═══ Supplied material
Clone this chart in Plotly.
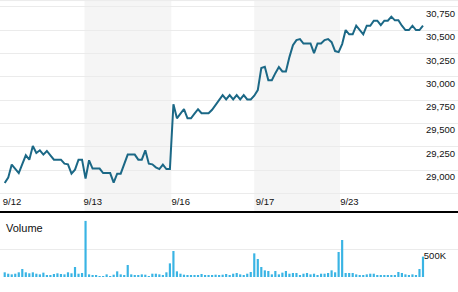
import plotly.graph_objects as go

# ---- data ----
dates = ["9/12", "9/13", "9/16", "9/17", "9/23"]
day_starts = [0, 23, 48, 72, 96]

price = [
    # 9/12
    28861, 28919, 29059, 29010, 28968, 29064, 29159, 29112, 29259, 29183, 29212, 29166,
    29205, 29159, 29112, 29112, 29112, 29069, 29062, 28962, 29005, 29112, 29112,
    # 9/13
    28908, 29105, 29016, 29016, 29016, 28968, 28968, 28968, 28865, 28962, 28962, 29062,
    29166, 29166, 29166, 29112, 29112, 29212, 29069, 29062, 29030, 29011, 29059, 29011, 29011,
    # 9/16
    29707, 29556, 29605, 29653, 29556, 29556, 29605, 29653, 29610, 29610, 29610, 29647,
    29697, 29750, 29804, 29758, 29804, 29758, 29804, 29758, 29804, 29758, 29758, 29798,
    # 9/17
    29858, 30095, 30108, 29965, 29965, 30040, 30105, 30059, 30059, 30212, 30341, 30395,
    30406, 30358, 30358, 30358, 30255, 30358, 30358, 30395, 30406, 30373, 30277, 30266,
    # 9/23
    30352, 30503, 30457, 30457, 30549, 30503, 30457, 30549, 30549, 30603, 30603, 30556,
    30603, 30603, 30646, 30607, 30607, 30549, 30503, 30503, 30549, 30503, 30503, 30549,
]

volume_k = [
    # 9/12
    85, 60, 48, 60, 85, 145, 85, 67, 85, 60, 48, 79, 36, 36, 55, 67, 55, 48, 85, 67, 182, 60, 73,
    # 9/13
    1020, 48, 36, 30, 12, 12, 48, 18, 42, 103, 48, 36, 218, 48, 30, 36, 48, 42, 18, 60, 60, 48, 30, 85, 248,
    # 9/16
    473, 103, 60, 42, 30, 30, 30, 30, 55, 30, 30, 36, 42, 36, 42, 55, 36, 60, 73, 48, 36, 60, 91, 430,
    # 9/17
    327, 182, 121, 109, 48, 109, 48, 79, 109, 60, 73, 73, 36, 60, 73, 48, 60, 36, 60, 60, 73, 121, 85, 455,
    # 9/23
    673, 73, 73, 73, 48, 36, 36, 48, 60, 60, 36, 36, 36, 24, 36, 36, 91, 73, 48, 36, 48, 36, 145, 370,
]

price_ticks = [28750, 29000, 29250, 29500, 29750, 30000, 30250, 30500, 30750]
price_tick_labels = ["", "29,000", "29,250", "29,500", "29,750", "30,000", "30,250", "30,500", "30,750"]
volume_ticks = [0, 500000]
volume_tick_labels = ["", "500K"]

# ---- figure ----
x = list(range(len(price)))
volume = [v * 1000 for v in volume_k]

FONT = "Liberation Sans, Arial, sans-serif"
LINE = "#1b6886"
BAR = "#3ab4e4"
GRID = "#ebebeb"
BAND = "#f5f5f5"

fig = go.Figure()
fig.add_trace(go.Scatter(x=x, y=price, mode="lines",
                         line=dict(color=LINE, width=2), xaxis="x", yaxis="y",
                         hoverinfo="x+y"))
fig.add_trace(go.Bar(x=x, y=volume, marker=dict(color=BAR, line=dict(width=0)),
                     width=0.62, xaxis="x2", yaxis="y2"))

shapes = []
# shaded alternate trading days (9/13 and 9/17)
for s, e in [(day_starts[1] - 0.3, day_starts[2] - 0.6), (day_starts[3] - 1.0, day_starts[4] - 0.6)]:
    shapes.append(dict(type="rect", xref="x", yref="y domain", x0=s, x1=e, y0=0, y1=1,
                       fillcolor=BAND, line=dict(width=0), layer="below"))
# top border
shapes.append(dict(type="line", xref="paper", yref="paper", x0=0, x1=1, y0=0.998, y1=0.998,
                   line=dict(color=GRID, width=1), layer="below"))

H = 292.0
fig.update_layout(
    width=458, height=292,
    margin=dict(l=0, r=0, t=0, b=0),
    paper_bgcolor="white", plot_bgcolor="white",
    showlegend=False,
    font=dict(family=FONT, size=10, color="#111"),
    shapes=shapes,
    xaxis=dict(domain=[0, 1], range=[-1.34, 128.96], anchor="y",
               tickmode="array", tickvals=day_starts, ticktext=dates,
               ticklabelposition="inside right", ticks="", ticklabelshift=-3,
               showgrid=False, zeroline=False,
               showline=True, linecolor="#000", linewidth=2,
               tickfont=dict(size=9.5, color="#111")),
    yaxis=dict(domain=[1 - 211 / H, 1], range=[28561, 30825], side="right",
               tickmode="array", tickvals=price_ticks, ticktext=price_tick_labels,
               ticklabelposition="inside bottom", ticks="",
               showgrid=True, gridcolor=GRID, gridwidth=1, zeroline=False, showline=False,
               tickfont=dict(size=9.5, color="#111")),
    xaxis2=dict(domain=[0, 1], matches="x", anchor="y2", showticklabels=False,
                showgrid=False, zeroline=False, showline=False, ticks=""),
    yaxis2=dict(domain=[15 / H, 79 / H], range=[0, 1163636], side="right",
                tickmode="array", tickvals=volume_ticks, ticktext=volume_tick_labels,
                ticklabelposition="inside bottom", ticks="", ticklabelstandoff=9,
                showgrid=True, gridcolor=GRID, gridwidth=1, zeroline=False, showline=False,
                tickfont=dict(size=9.5, color="#111")),
    annotations=[dict(text="Volume", xref="paper", yref="paper", x=4 / 458, y=1 - 228 / H,
                      xanchor="left", yanchor="middle", showarrow=False,
                      font=dict(size=11, color="#111"))],
)

fig.write_html("out.html")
══════
__Task details__: From the opening line of the listing above through the line bearing "day_starts = [0, 23, 48, 72, 96]", repeat each line exactly. Drop every picture.

__Solution for this problem__:
Clone this chart in Plotly.
import plotly.graph_objects as go

# ---- data ----
dates = ["9/12", "9/13", "9/16", "9/17", "9/23"]
day_starts = [0, 23, 48, 72, 96]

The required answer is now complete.